Directions for this task => Give the number of lines that include the word "matplotlib", and nothing else.
★ ★ ★ ★ ★
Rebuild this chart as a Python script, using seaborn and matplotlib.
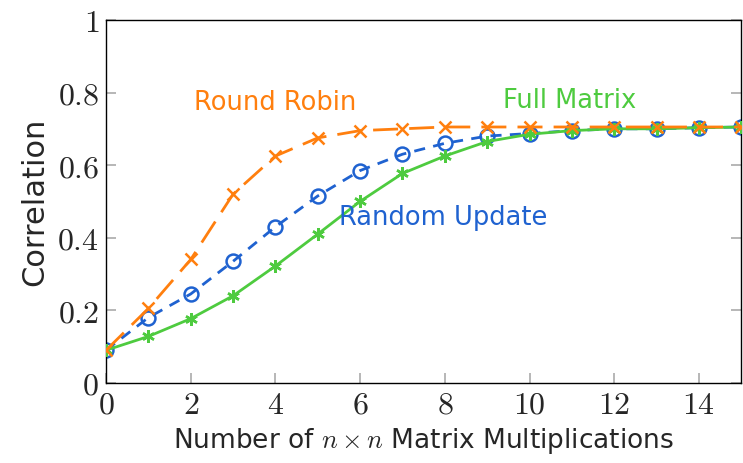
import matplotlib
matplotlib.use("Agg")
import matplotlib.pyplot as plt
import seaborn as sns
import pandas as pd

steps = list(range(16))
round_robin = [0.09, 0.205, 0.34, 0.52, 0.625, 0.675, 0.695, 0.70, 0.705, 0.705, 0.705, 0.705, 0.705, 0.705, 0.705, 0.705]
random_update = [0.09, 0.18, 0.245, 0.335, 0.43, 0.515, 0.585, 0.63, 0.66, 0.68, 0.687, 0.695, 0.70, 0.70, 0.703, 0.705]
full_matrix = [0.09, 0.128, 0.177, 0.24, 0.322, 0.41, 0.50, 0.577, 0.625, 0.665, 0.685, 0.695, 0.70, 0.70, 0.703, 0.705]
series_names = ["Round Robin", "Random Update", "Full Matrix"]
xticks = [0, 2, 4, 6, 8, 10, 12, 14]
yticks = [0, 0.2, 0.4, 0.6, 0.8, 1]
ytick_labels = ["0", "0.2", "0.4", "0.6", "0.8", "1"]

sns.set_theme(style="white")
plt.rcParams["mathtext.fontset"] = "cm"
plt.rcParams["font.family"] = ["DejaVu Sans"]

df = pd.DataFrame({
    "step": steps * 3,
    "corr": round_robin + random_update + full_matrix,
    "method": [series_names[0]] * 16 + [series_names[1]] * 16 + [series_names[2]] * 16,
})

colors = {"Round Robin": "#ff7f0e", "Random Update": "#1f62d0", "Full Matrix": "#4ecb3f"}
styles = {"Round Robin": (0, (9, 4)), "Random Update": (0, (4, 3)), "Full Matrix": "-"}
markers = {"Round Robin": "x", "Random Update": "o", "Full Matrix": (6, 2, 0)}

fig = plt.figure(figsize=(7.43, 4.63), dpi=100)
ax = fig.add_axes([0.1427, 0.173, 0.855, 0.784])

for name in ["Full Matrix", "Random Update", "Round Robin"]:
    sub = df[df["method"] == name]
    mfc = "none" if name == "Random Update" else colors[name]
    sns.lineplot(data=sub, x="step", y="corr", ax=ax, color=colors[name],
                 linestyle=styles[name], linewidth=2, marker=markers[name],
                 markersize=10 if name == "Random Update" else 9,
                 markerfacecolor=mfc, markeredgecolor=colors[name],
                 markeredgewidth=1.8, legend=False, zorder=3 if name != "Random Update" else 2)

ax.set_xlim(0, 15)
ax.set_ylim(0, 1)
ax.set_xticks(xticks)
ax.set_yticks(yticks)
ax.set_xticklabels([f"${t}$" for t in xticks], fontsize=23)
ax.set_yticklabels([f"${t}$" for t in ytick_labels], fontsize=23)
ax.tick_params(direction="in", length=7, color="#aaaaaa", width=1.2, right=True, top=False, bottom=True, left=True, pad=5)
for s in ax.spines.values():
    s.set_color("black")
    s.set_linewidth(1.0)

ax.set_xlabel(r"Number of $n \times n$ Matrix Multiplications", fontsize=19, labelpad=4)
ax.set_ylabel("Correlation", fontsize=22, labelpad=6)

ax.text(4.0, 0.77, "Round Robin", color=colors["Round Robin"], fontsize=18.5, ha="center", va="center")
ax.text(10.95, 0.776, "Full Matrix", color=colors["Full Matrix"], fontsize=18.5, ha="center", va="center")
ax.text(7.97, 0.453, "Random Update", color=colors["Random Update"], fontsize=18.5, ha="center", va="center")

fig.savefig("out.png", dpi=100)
★ ★ ★ ★ ★
In response => 4